A successful way forward starts with the government and mobile operators collaborating on long-term solutions towards the implementation of the policy. Mobile Network Operators (MNO) access to an adequate amount of spectrum under favorable conditions is paramount and this step opens the door for high-quality 4G service at affordable prices to consumers. It is also essential to clarify spectrum refarming to facilitate immediate 4G deployment in their current spectrum portfolio, this will also be fundamental in laying the foundation for 5G in the future.
The GSMA recommends the following building blocks:
Technology neutral utilization of mobile spectrum and spectrum refarming
Technology-neutral spectrum licenses enable mobile operators to reframe spectrum used for GSM (2G) or 3G to 4G and 5G with the timing of the refarming driven by market demand. This maximizes spectral efficiency in a technical sense and also maximizes efficient use of spectrum.
Rwanda’s new broadband policy includes support for technology neutrality in the utilization of spectrum assigned to service providers for the deployment of mobile communications services. This development is welcomed as it paves the way for the rapid deployment of 4G services by all service providers in Rwanda, particularly as empirical evidence highlights the economic benefit brought about by introducing 4G mobile broadband technologies:
“For a given level of total mobile penetration a 10 per cent substitution from 2G to 3G increases per capita GDP by 0.15 percentage points. …A doubling of mobile data use leads to an increase in the GDP per capita growth rate of 0.5 percentage points.” 
“Doubling the broadband speed will contribute to 0.3% growth compared with the growth rate in the base year”. 
With the infrastructure already deployed to utilize legacy technology-specific spectrum assignments for 2G and 3G, MNOs are ready to deploy advanced 4G technologies in these spectrum bands, and it is recommended that the government expeditiously clarifies how all licensees can utilize their current spectrum holdings in the deployment of 4G services.
A spectrum roadmap is also crucial as it is an important means of ensuring there is sufficient spectrum for future demand from consumers and new technologies. Understanding the Government’s plans for spectrum for new uses in advance of the technology becoming available is important so that the industry has time for developing business strategies, planning technology deployment, securing capital expenditure, and coming up with an implementation plan. Information on spectrum releases (including vital 5G bands such as 3.5 GHz) is critical for businesses to prepare investment plans, secure financing and develop arrangements for deploying particular technologies. Therefore, Rwanda needs to develop and publish a plan which will illustrate trends in technology, assess spectrum needs for new technologies, identify needed spectrum bands, highlighting plans to clear spectrum where needed, provide timelines for spectrum release, etc.

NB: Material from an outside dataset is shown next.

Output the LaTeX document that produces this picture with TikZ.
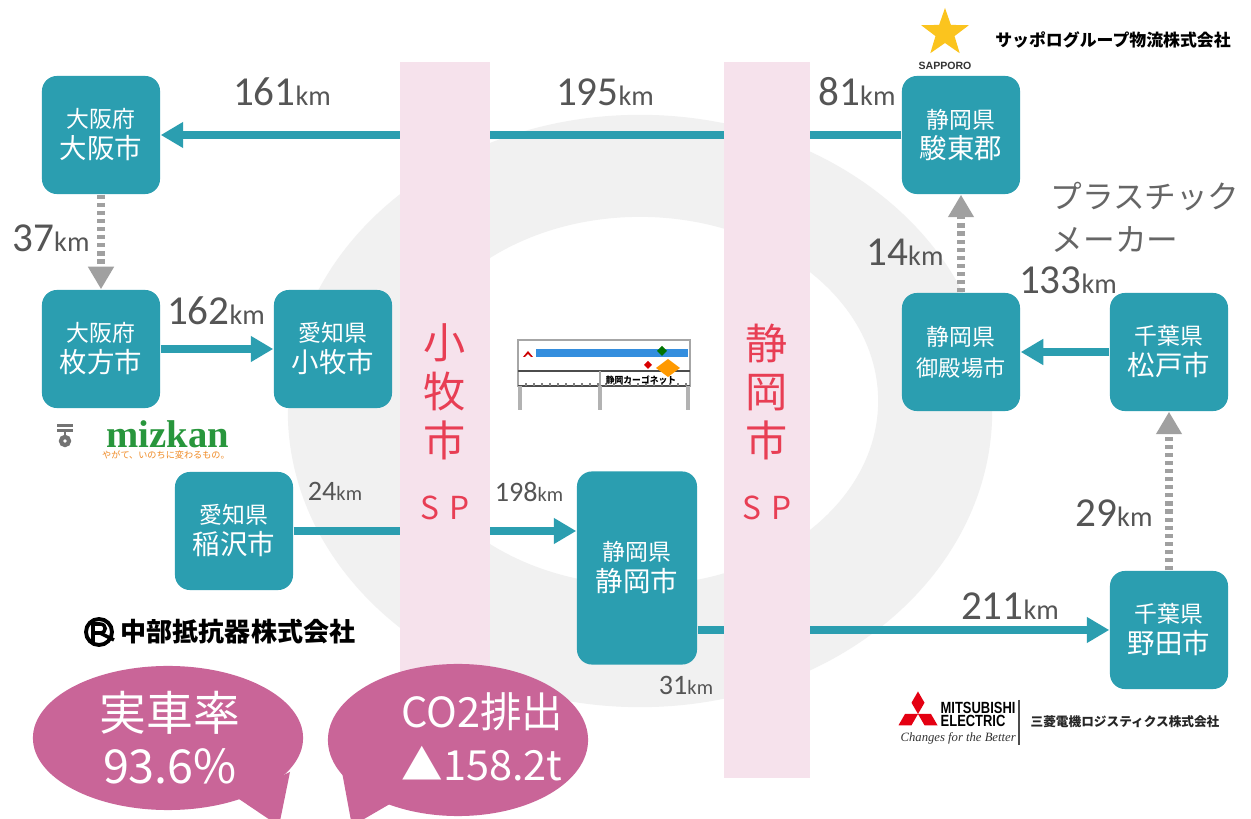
\documentclass[tikz,border=0pt]{standalone}
\usepackage{fontspec}
\setmainfont{Noto Sans CJK JP}
\newfontfamily\numfont{Carlito}
\newfontfamily\sansfont{Liberation Sans}
\newfontfamily\condfont[FakeStretch=0.8]{Liberation Sans}
\newfontfamily\seriffont{Liberation Serif}
\usepackage{xcolor}
\usetikzlibrary{arrows, arrows.meta}
\usetikzlibrary{calc}
\usetikzlibrary{shapes.geometric}

\definecolor{routeteal}{RGB}{43,158,176}
\definecolor{dotgray}{RGB}{160,160,160}
\definecolor{strippink}{RGB}{246,226,236}
\definecolor{spred}{RGB}{232,62,84}
\definecolor{ringgray}{RGB}{241,241,241}
\definecolor{bubblepink}{RGB}{201,101,152}
\definecolor{kmgray}{RGB}{85,85,85}
\definecolor{staryellow}{RGB}{251,196,30}
\definecolor{mizgreen}{RGB}{40,150,60}
\definecolor{mizorange}{RGB}{240,140,40}
\definecolor{mitsured}{RGB}{228,0,18}
\definecolor{truckblue}{RGB}{52,142,222}

% distance labels: big number, small unit
\newcommand{\km}[1]{{\numfont\fontsize{11.7}{12}\selectfont #1\fontsize{8}{9}\selectfont km}}
\newcommand{\kms}[1]{{\numfont\fontsize{8}{9}\selectfont #1\fontsize{5.8}{7}\selectfont km}}
\newcommand{\placename}[2]{{\fontsize{6.5}{8.8}\selectfont #1}\\#2}

\tikzset{
  site/.style={rectangle, rounded corners=0.15cm, fill=routeteal, text=white, align=center,
    minimum width=1.18cm, minimum height=1.18cm, inner sep=0pt, font=\fontsize{7.8}{8.8}\selectfont},
  route/.style={draw=routeteal, line width=2pt, -{Triangle[length=6.4pt, width=7pt]}},
  local/.style={draw=dotgray, line width=2pt, dash pattern=on 1.2pt off 1.1pt,
    -{Triangle[length=6.4pt, width=7pt]}},
  dist/.style={text=kmgray, inner sep=0pt},
  strip/.style={fill=strippink, minimum height=7.16cm, inner sep=0pt},
  striptext/.style={text=spred, align=center, inner sep=0pt, font=\fontsize{12}{13.9}\selectfont},
  bubbletext/.style={text=white, align=center, inner sep=0pt, font=\fontsize{13.3}{15}\selectfont},
}

\begin{document}
\begin{tikzpicture}[x=0.01cm, y=-0.01cm]
  \useasboundingbox (0,0) rectangle (1251,819);
  \fill[white] (0,0) rectangle (1251,819);

  % grey ring in the back
  \fill[ringgray, even odd rule] (640,411) ellipse [x radius=3.52cm, y radius=2.96cm]
    (640,401) ellipse [x radius=2.38cm, y radius=1.84cm];

  \node[site] (osaka) at (101,135) {\placename{大阪府}{大阪市}};
  \node[site] (hirakata) at (101,349) {\placename{大阪府}{枚方市}};
  \node[site] (komaki) at (333,349) {\placename{愛知県}{小牧市}};
  \node[site] (inazawa) at (234,531) {\placename{愛知県}{稲沢市}};
  \node[site, minimum width=1.2cm, minimum height=1.93cm] (shizuoka) at (637,568) {\placename{静岡県}{静岡市}};
  \node[site] (sunto) at (961,135) {\placename{静岡県}{駿東郡}};
  \node[site, font=\fontsize{6.3}{8.8}\selectfont] (gotemba) at (961,352) {\placename{静岡県}{御殿場市}};
  \node[site] (matsudo) at (1169,352) {\placename{千葉県}{松戸市}};
  \node[site] (noda) at (1169,630) {\placename{千葉県}{野田市}};

  \draw[route] (sunto) -- (osaka);
  \draw[local] (osaka) -- (hirakata);
  \draw[route] (hirakata) -- (komaki);
  \draw[route] (inazawa.east) -- (inazawa.east -| shizuoka.west);
  \draw[route] (shizuoka.east |- noda) -- (noda);
  \draw[route] (matsudo) -- (gotemba);
  \draw[local] (gotemba) -- (sunto);
  \draw[local] (noda) -- (matsudo);

  % the two SP strips
  \node[strip, minimum width=0.9cm] (komakisp) at (445,420) {};
  \node[strip, minimum width=0.85cm] (shizuokasp) at (767,420) {};
  \node[striptext] (komakiname) at (445,392) {小\\牧\\市};
  \node[striptext] (shizuokaname) at (767,392) {静\\岡\\市};
  \node[striptext, font=\fontsize{9}{10}\selectfont] (komakimark) at (445,508) {S\hspace{3pt}P};
  \node[striptext, font=\fontsize{9}{10}\selectfont] (shizuokamark) at (767,508) {S\hspace{3pt}P};

  \node[dist] (d161) at (282,92) {\km{161}};
  \node[dist] (d195) at (605,92) {\km{195}};
  \node[dist] (d81) at (857,92) {\km{81}};
  \node[dist] (d37) at (51,238) {\km{37}};
  \node[dist] (d162) at (216,311) {\km{162}};
  \node[dist] (d24) at (335,491) {\kms{24}};
  \node[dist] (d198) at (529,492) {\kms{198}};
  \node[dist] (d31) at (686,685) {\kms{31}};
  \node[dist] (d211) at (1010,606) {\km{211}};
  \node[dist] (d29) at (1114,513) {\km{29}};
  \node[dist] (d133) at (1068,280) {\km{133}};
  \node[dist] (d14) at (905,252) {\km{14}};

  \node[text=black!60, inner sep=0pt, font=\fontsize{9}{10}\selectfont] (plastic) at (1145,197) {プラスチック};
  \node[text=black!60, inner sep=0pt, font=\fontsize{9}{10}\selectfont] (maker) at (1115,240) {メーカー};

  % truck in the middle
  \draw[gray!70, line width=0.4pt] (518,340) rectangle (690,386);
  \fill[truckblue] (536,349) rectangle (688,357);
  \draw[black!70, line width=0.6pt] (518,371) -- (690,371);
  \draw[black!70, line width=0.6pt] (518,386) -- (690,386);
  \draw[gray!70] (600,371) -- (600,386);
  \foreach \x in {526,534,...,686} \draw[gray, line width=0.3pt] (\x,386) -- (\x,383);
  \foreach \x in {520,600,688} \draw[gray!60, line width=1pt] (\x,386) -- (\x,410);
  \fill[red!80!black] (523,357) -- (528,351) -- (533,357) -- (531,357) -- (528,354) -- (525,357) -- cycle;
  \fill[orange!80!yellow] (668,359) -- (680,368) -- (668,377) -- (656,368) -- cycle;
  \fill[green!45!black] (662,346) -- (667,351) -- (662,356) -- (657,351) -- cycle;
  \fill[red!85!black] (648,361) -- (652,365) -- (648,369) -- (644,365) -- cycle;
  \node[inner sep=0pt, font=\fontsize{2.5}{3}\selectfont\bfseries] (truckname) at (641,380) {静岡カーゴネット};

  % sapporo
  \node[star, star points=5, star point ratio=2.5, fill=staryellow, inner sep=0pt, minimum size=0.5cm] (sapstar) at (945,33) {};
  \node[inner sep=0pt, text=black!80, font=\sansfont\fontsize{3}{3.5}\selectfont\bfseries] (sapword) at (945,66) {SAPPORO};
  \node[inner sep=0pt, font=\fontsize{4.8}{5.5}\selectfont\bfseries] (sapco) at (1113,40) {サッポログループ物流株式会社};

  % mizkan
  \fill[black!55] (57,424) rectangle (73,427);
  \fill[black!55] (57,429) rectangle (73,432);
  \draw[black!55, line width=0.6pt] (65,432) -- (65,436);
  \draw[black!55, line width=1.2pt] (65,441) circle [radius=0.04cm];
  \node[inner sep=0pt, text=mizgreen, font=\seriffont\fontsize{11}{12}\selectfont\bfseries] (mizword) at (168,434) {mizkan};
  \node[inner sep=0pt, text=mizorange, font=\fontsize{2.6}{3}\selectfont] (miztag) at (166,455) {やがて、いのちに変わるもの。};

  % chubu
  \draw[line width=1.1pt] (99,632) circle [radius=0.13cm];
  \draw[line width=1pt] (93,643) -- (93,624) -- (100,624) .. controls (107,624) and (107,633) .. (100,633) -- (93,633);
  \draw[line width=1pt] (100,633) -- (114,640);
  \node[inner sep=0pt, font=\fontsize{7.4}{8}\selectfont\bfseries] (chubu) at (238,632) {中部抵抗器株式会社};

  % mitsubishi
  \coordinate (mc) at (918,714);
  \foreach \a in {-90,30,150}
    \fill[mitsured] (mc) -- ++(\a-30:13) -- ++(\a+30:13) -- ++(\a+150:13) -- cycle;
  \node[inner sep=0pt, anchor=west, font=\condfont\fontsize{4.6}{5}\selectfont\bfseries] (mitsu) at (940,708) {MITSUBISHI};
  \node[inner sep=0pt, anchor=west, font=\condfont\fontsize{4.6}{5}\selectfont\bfseries] (elec) at (940,721) {ELECTRIC};
  \node[inner sep=0pt, anchor=west, text=black!80, font=\seriffont\fontsize{3.6}{4}\selectfont\itshape] (better) at (900,738) {Changes for the Better};
  \draw[black!70, line width=0.5pt] (1019,700) -- (1019,745);
  \node[inner sep=0pt, text=black!85, font=\fontsize{3.6}{4}\selectfont\bfseries] (mitsuco) at (1125,722) {三菱電機ロジスティクス株式会社};

  % speech bubbles
  \fill[bubblepink] (168,738) ellipse [x radius=1.35cm, y radius=0.72cm];
  \fill[bubblepink] (236,797) -- (290,772) -- (279,826) -- cycle;
  \fill[bubblepink] (458,740) ellipse [x radius=1.30cm, y radius=0.76cm];
  \fill[bubblepink] (342,772) -- (395,801) -- (352,826) -- cycle;
  \node[bubbletext] (ratio) at (170,738) {実車率\\93.6\%};
  \node[bubbletext, font=\fontsize{11.8}{15}\selectfont] (co2) at (482,737) {CO2排出\\▲158.2t};
\end{tikzpicture}
\end{document}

Spectrum and infrastructure sharing
The decision to allow technology neutrality in Rwanda comes with additional challenges to be resolved between the government and the licensee of the current 4G network. It is important to ensure the network infrastructure and spectrum are used efficiently, as they are such important assets. Different options, such as spectrum and infrastructure sharing, should be explored in this case.